On entend régulièrement parler des déplacements majeurs de populations causés par des inondations catastrophiques au Pakistan ou en Indonésie. Mais aux États-Unis, avec des événements comme les quantités historiques de pluies amenées par l’ouragan Helene, ce sont des dizaines de millions de personnes qui devront tôt ou tard partir.
Et en fait, c’est déjà commencé: des régions côtières de la Floride et du Texas font déjà face à un déclin de leurs populations, et Helene n’était que la plus récente — quoique la plus violente —d’une série de tempêtes qui gagnent en puissance plus vite qu’avant — laissant peu de temps pour évacuer — et qui laissent tomber encore plus de pluies qu’avant.
Dans une recherche parue en 2023, une équipe de plusieurs pays estimait qu’à travers le monde, des centaines de millions de personnes allaient, dans un futur proche, se retrouver littéralement en-dehors de leur « niche écologique » — c’est-à-dire être forcées de quitter l’endroit qu’elles ont toujours habité, sans réelle possibilité de recommencer ailleurs, faute d’avoir les revenus nécessaires. Un reportage du New York Times Magazine paru en 2020 estimait que rien qu’aux États-Unis, des dizaines de millions d’Américains allaient se retrouver dans cette situation. Cette semaine, dans la foulée des dégâts laissés dans un corridor de plus de 600 kilomètres, on apprenait que, selon une estimation de l’agence gouvernementale FEMA, à peine 4% des propriétaires avaient une assurance contre les inondations. Dans les régions les plus touchées par les dégâts de la dernière semaine, cela pourrait être aussi peu que 2%.
Cela signifie qu’un grand nombre de gens vont partir pour ne plus revenir, et que d’autres vont rester dans des régions qui seront de plus en plus abandonnées. Le magazine Pro Publica en parle cette semaine comme d’une « migration climatique » : elle était déjà discrètement en cours, mais ce dernier ouragan va laisser dans son sillage un très grand nombre de laissés-pour-compte, parmi les plus pauvres, les plus vulnérables et les plus âgés.

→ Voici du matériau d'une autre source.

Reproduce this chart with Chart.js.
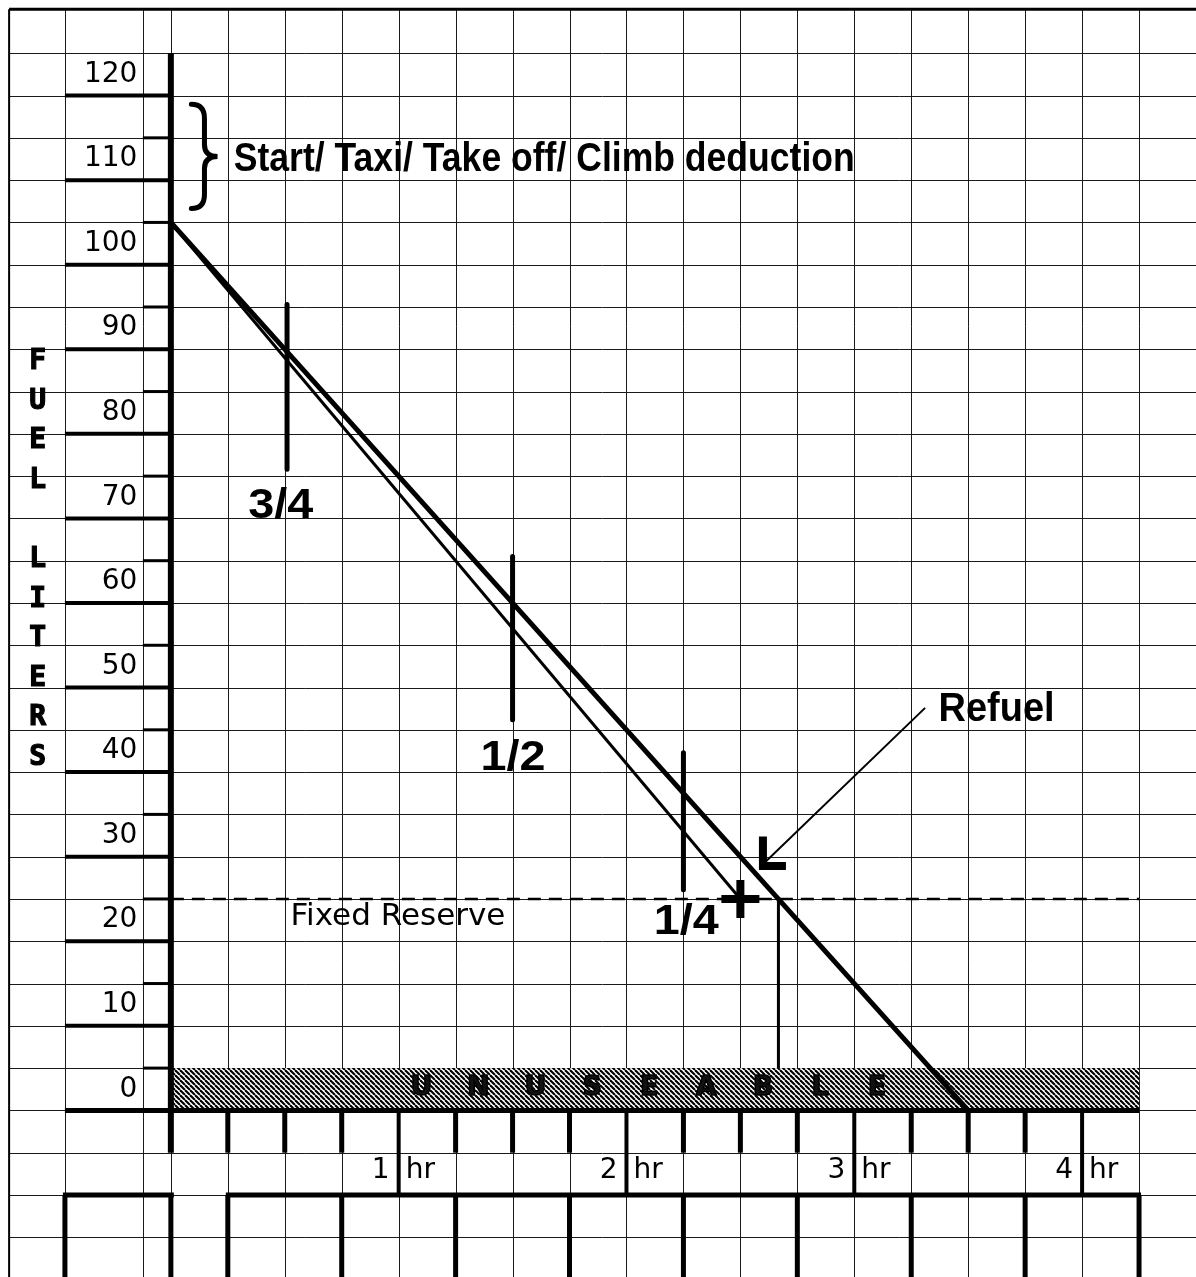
<!DOCTYPE html>
<html lang="en">
<head>
    <meta charset="UTF-8" />
    <title>Fuel graph - litres vs flight time</title>
    <script src="https://cdn.jsdelivr.net/npm/chart.js"></script>
    <style>
        html, body { margin: 0; padding: 0; background: #fff; }
        canvas { display: block; }
    </style>
</head>
<body>
    <canvas id="fuelChart" width="1196" height="1277"></canvas>

    <script>
        // values: x = flight time (hr), y = fuel (litres)
        const literLabels = [120, 110, 100, 90, 80, 70, 60, 50, 40, 30, 20, 10, 0];
        const hourLabels = [1, 2, 3, 4];
        const planFuel = [{ x: 0, y: 100 }, { x: 3.5, y: -5 }];
        const actualFuel = [{ x: 0, y: 100 }, { x: 2.5, y: 20 }];
        const reserveLiters = 20;
        const reserveSpan = [0, 4.25];
        const dropHour = 2.667;
        const refuelPoint = [{ x: 2.5, y: 20 }];
        const fractionLabels = ['3/4', '1/2', '1/4'];
        const fractionHours = [0.51, 1.5, 2.25];
        const fractionTop = [90.3, 60.5, 37.3];
        const fractionBottom = [70.8, 41.2, 21.1];
        const unusableLetters = ['U', 'N', 'U', 'S', 'E', 'A', 'B', 'L', 'E'];
        const unusableHours = [1.1, 1.35, 1.6, 1.85, 2.1, 2.35, 2.6, 2.85, 3.1];
        const axisLetters = ['F', 'U', 'E', 'L', '', 'L', 'I', 'T', 'E', 'R', 'S'];

        // left hand columns of the sheet (in hours, left of the zero line)
        const colOuter = -0.465;
        const colInner = -0.123;
        const colBorder = -0.71;

        function fitText(ctx, text, x, y, width, font) {
            ctx.font = font;
            const w = ctx.measureText(text).width;
            ctx.save();
            ctx.translate(x, y);
            ctx.scale(width / w, 1);
            ctx.textAlign = 'left';
            ctx.fillText(text, 0, 0);
            ctx.restore();
        }

        function makeHatch() {
            const s = 5;
            const c = document.createElement('canvas');
            c.width = s; c.height = s;
            const g = c.getContext('2d');
            g.fillStyle = '#fff';
            g.fillRect(0, 0, s, s);
            g.strokeStyle = '#000';
            g.lineWidth = 2.1;
            for (let k = -1; k <= 1; k++) {
                g.beginPath();
                g.moveTo(k * s, 0);
                g.lineTo(k * s + s, s);
                g.stroke();
            }
            return c;
        }

        const paperPlugin = {
            id: 'paper',
            beforeDatasetsDraw(chart) {
                const { ctx, scales: { x, y } } = chart;
                const px = v => x.getPixelForValue(v);
                const py = v => y.getPixelForValue(v);
                const line = (x1, y1, x2, y2, w) => {
                    ctx.lineWidth = w;
                    ctx.beginPath();
                    ctx.moveTo(x1, y1);
                    ctx.lineTo(x2, y2);
                    ctx.stroke();
                };
                const snap = v => Math.round(v) + 0.5;
                ctx.save();
                ctx.strokeStyle = '#1a1a1a';
                ctx.lineCap = 'butt';

                // thin grid, 15 minutes by 5 litres
                const top = py(125.2), bottom = chart.height;
                for (let h = 0; h <= 4.5; h += 0.25) {
                    line(snap(px(h)), top, snap(px(h)), bottom, 1);
                }
                [colOuter, colInner].forEach(h => line(snap(px(h)), top, snap(px(h)), bottom, 1));
                for (let l = -25; l <= 120; l += 5) {
                    line(px(colBorder), snap(py(l)), chart.width, snap(py(l)), 1);
                }
                // sheet border
                ctx.strokeStyle = '#000';
                line(px(colBorder), top, chart.width, top, 3);
                line(px(colBorder), top, px(colBorder), bottom, 2);

                // unuseable band
                const pat = ctx.createPattern(makeHatch(), 'repeat');
                ctx.fillStyle = pat;
                ctx.fillRect(px(0), py(0), px(4.25) - px(0), py(-5) - py(0));
                ctx.fillStyle = '#111';
                ctx.lineWidth = 1.5;
                ctx.font = 'bold 27px "DejaVu Sans", sans-serif';
                ctx.textAlign = 'center';
                ctx.textBaseline = 'middle';
                unusableLetters.forEach((c, i) => {
                    ctx.fillText(c, px(unusableHours[i]), py(-2.4));
                    ctx.strokeText(c, px(unusableHours[i]), py(-2.4));
                });
                line(px(colOuter), py(-5), px(4.25), py(-5), 5);

                // fuel axis with its ticks
                for (let l = 115; l > 0; l -= 10) line(px(colOuter), py(l), px(0), py(l), 4);
                for (let l = 0; l <= 110; l += 10) line(px(colInner), py(l), px(0), py(l), 3);
                line(px(0), py(120), px(0), py(-10), 6);

                // time axis ticks
                for (let h = 0.25; h < 4.25; h += 0.25) {
                    if (Number.isInteger(h)) line(px(h), py(-5), px(h), py(-15), 4);
                    else line(px(h), py(-5), px(h), py(-10), 5);
                }

                // boxes under the time axis
                line(px(colOuter) - 2, py(-15), px(0) + 3, py(-15), 5);
                line(px(0.25) - 2, py(-15), px(4.25) + 2, py(-15), 5);
                line(px(colOuter), py(-15), px(colOuter), bottom, 5);
                line(px(0), py(-15), px(0), bottom, 5);
                for (let h = 0.25; h <= 4.25; h += 0.5) line(px(h), py(-15), px(h), bottom, 5);
                ctx.restore();
            },
            afterDatasetsDraw(chart) {
                const { ctx, scales: { x, y } } = chart;
                const px = v => x.getPixelForValue(v);
                const py = v => y.getPixelForValue(v);
                ctx.save();
                ctx.fillStyle = '#000';
                ctx.strokeStyle = '#000';
                ctx.textBaseline = 'middle';

                // litre numbers sit in the cell under their tick
                ctx.font = '28px "DejaVu Sans", sans-serif';
                ctx.textAlign = 'right';
                literLabels.forEach(l => ctx.fillText(String(l), px(-0.147), py(l - 2.5)));

                // hour numbers
                hourLabels.forEach(h => {
                    ctx.textAlign = 'right';
                    ctx.fillText(String(h), px(h) - 9, py(-12.1));
                    ctx.textAlign = 'left';
                    ctx.fillText('hr', px(h) + 7, py(-12.1));
                });

                // vertical axis title
                ctx.font = 'bold 28px "DejaVu Sans Mono", monospace';
                ctx.textAlign = 'center';
                ctx.lineWidth = 1.2;
                axisLetters.forEach((c, i) => {
                    ctx.fillText(c, px(-0.585), py(83.5 - 4.68 * i));
                    ctx.strokeText(c, px(-0.585), py(83.5 - 4.68 * i));
                });

                // fraction captions
                const capFont = 'bold 43px "Liberation Sans", Arial, sans-serif';
                const capY = [66.5, 36.7, 17.3];
                const capX = [0.48, 1.5, 2.26];
                fractionLabels.forEach((t, i) => fitText(ctx, t, px(capX[i]) - 32, py(capY[i]), 65, capFont));

                // start/taxi deduction brace and note
                const bt = py(114.2), bb = py(101.4), bm = (bt + bb) / 2;
                const xl = px(0.09), xr = px(0.205), xm = (xl + xr) / 2;
                ctx.lineWidth = 5;
                ctx.lineCap = 'round';
                ctx.beginPath();
                ctx.moveTo(xl, bt + 2);
                ctx.quadraticCurveTo(xm, bt + 2, xm, bt + 16);
                ctx.lineTo(xm, bm - 12);
                ctx.quadraticCurveTo(xm, bm, xr, bm);
                ctx.quadraticCurveTo(xm, bm, xm, bm + 12);
                ctx.lineTo(xm, bb - 16);
                ctx.quadraticCurveTo(xm, bb - 2, xl, bb - 2);
                ctx.stroke();
                fitText(ctx, 'Start/ Taxi/ Take off/ Climb deduction', px(0.276), py(107.4), 621,
                    'bold 40px "Liberation Sans Narrow", "Liberation Sans", Arial, sans-serif');

                // fixed reserve caption
                fitText(ctx, 'Fixed Reserve', px(0.525), py(17.9), 215, '31px "DejaVu Sans", sans-serif');

                // refuel pointer
                fitText(ctx, 'Refuel', px(3.37), py(42.4), 116,
                    'bold 40px "Liberation Sans Narrow", "Liberation Sans", Arial, sans-serif');
                ctx.lineCap = 'butt';
                ctx.lineWidth = 2;
                ctx.beginPath();
                ctx.moveTo(px(3.311), py(42.6));
                ctx.lineTo(px(2.614), py(24.5));
                ctx.stroke();
                ctx.lineWidth = 8;
                ctx.lineJoin = 'miter';
                ctx.beginPath();
                ctx.moveTo(px(2.599), py(27.4));
                ctx.lineTo(px(2.599), py(23.9));
                ctx.lineTo(px(2.70), py(23.9));
                ctx.stroke();
                ctx.restore();
            }
        };

        const ctx = document.getElementById('fuelChart').getContext('2d');
        const markerSets = fractionHours.map((h, i) => ({
            label: fractionLabels[i],
            data: [{ x: h, y: fractionTop[i] }, { x: h, y: fractionBottom[i] }],
            borderColor: '#000',
            borderWidth: 5,
            borderCapStyle: 'round',
            showLine: true
        }));

        const fuelChart = new Chart(ctx, {
            type: 'scatter',
            data: {
                datasets: [
                    {
                        label: 'Refuel',
                        data: refuelPoint,
                        pointStyle: 'cross',
                        pointRadius: 19,
                        pointBorderWidth: 8,
                        borderColor: '#000',
                        backgroundColor: '#000'
                    },
                    {
                        label: 'Planned burn',
                        data: planFuel,
                        borderColor: '#000',
                        borderWidth: 5,
                        showLine: true
                    },
                    {
                        label: 'Actual burn',
                        data: actualFuel,
                        borderColor: '#000',
                        borderWidth: 3,
                        showLine: true
                    },
                    {
                        label: 'Fixed reserve',
                        data: reserveSpan.map(h => ({ x: h, y: reserveLiters })),
                        borderColor: '#000',
                        borderWidth: 2.5,
                        borderDash: [13, 8],
                        showLine: true
                    },
                    {
                        label: 'Reserve drop',
                        data: [{ x: dropHour, y: reserveLiters }, { x: dropHour, y: 0 }],
                        borderColor: '#000',
                        borderWidth: 3,
                        showLine: true
                    },
                    ...markerSets
                ]
            },
            options: {
                responsive: false,
                animation: false,
                layout: { padding: 0, autoPadding: false },
                elements: {
                    point: { radius: 0, hoverRadius: 0 },
                    line: { tension: 0 }
                },
                scales: {
                    x: { type: 'linear', min: -0.75, max: 4.5, display: false },
                    y: { type: 'linear', min: -24.7, max: 126.3, display: false }
                },
                plugins: {
                    legend: { display: false },
                    tooltip: { enabled: false }
                }
            },
            plugins: [paperPlugin]
        });
    </script>
</body>
</html>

On y cite un rapport de décembre 2023 de la Fondation First Street, un organisme qui se donne pour mission de « connecter le risque climatique au risque financier »: environ 3,2 millions d’Américains auraient déjà migré à cause des risques d’inondations. L’impact risque d’être particulièrement ressenti dans les régions côtières, mais aussi dans des régions du Sud qui sont parmi les plus pauvres du pays —les appauvrissant encore plus, et accroissant la facture sur les autres parties du pays; Et ce, dans un contexte où un des deux partis politiques nie l’existence des changements climatiques.
Le rapport de First Street identifiait des villes qui s’en sortiront mieux que d’autres: Miami, par exemple, pourra continuer de croître même si ses quartiers les plus bas par rapport au niveau de la mer seront progressivement abandonnés. Mais plusieurs autres villes vivent déjà un déclin démographique qui les expose à la disparition des commerces de proximité, voire des services essentiels — un problème de taille, si parmi les laissés-pour-compte incapables de migrer, on trouve un plus grand nombre de personnes âgées.
Une recherche parue en 2022 soulignait qu’aux États-Unis, cette « migration climatique » allait amplifier dans les prochaines décennies des tendances déjà amorcées sur le plan démographiques, en particulier un vieillissement accéléré de la population dans certaines régions.
« Cet exode des jeunes, lit-on dans le texte de Pro Publica, signifie que ces villages pourraient entrer dans une spirale populationnelle de la mort. Les plus vieux résidents sont plus probablement retraités, ce qui signifie qu’ils contribueront moins en taxes locales, ce qui érodera le financement pour les écoles et les infrastructures » et laissera moins d’argent pour réparer les dégâts lors des futurs événements météorologiques.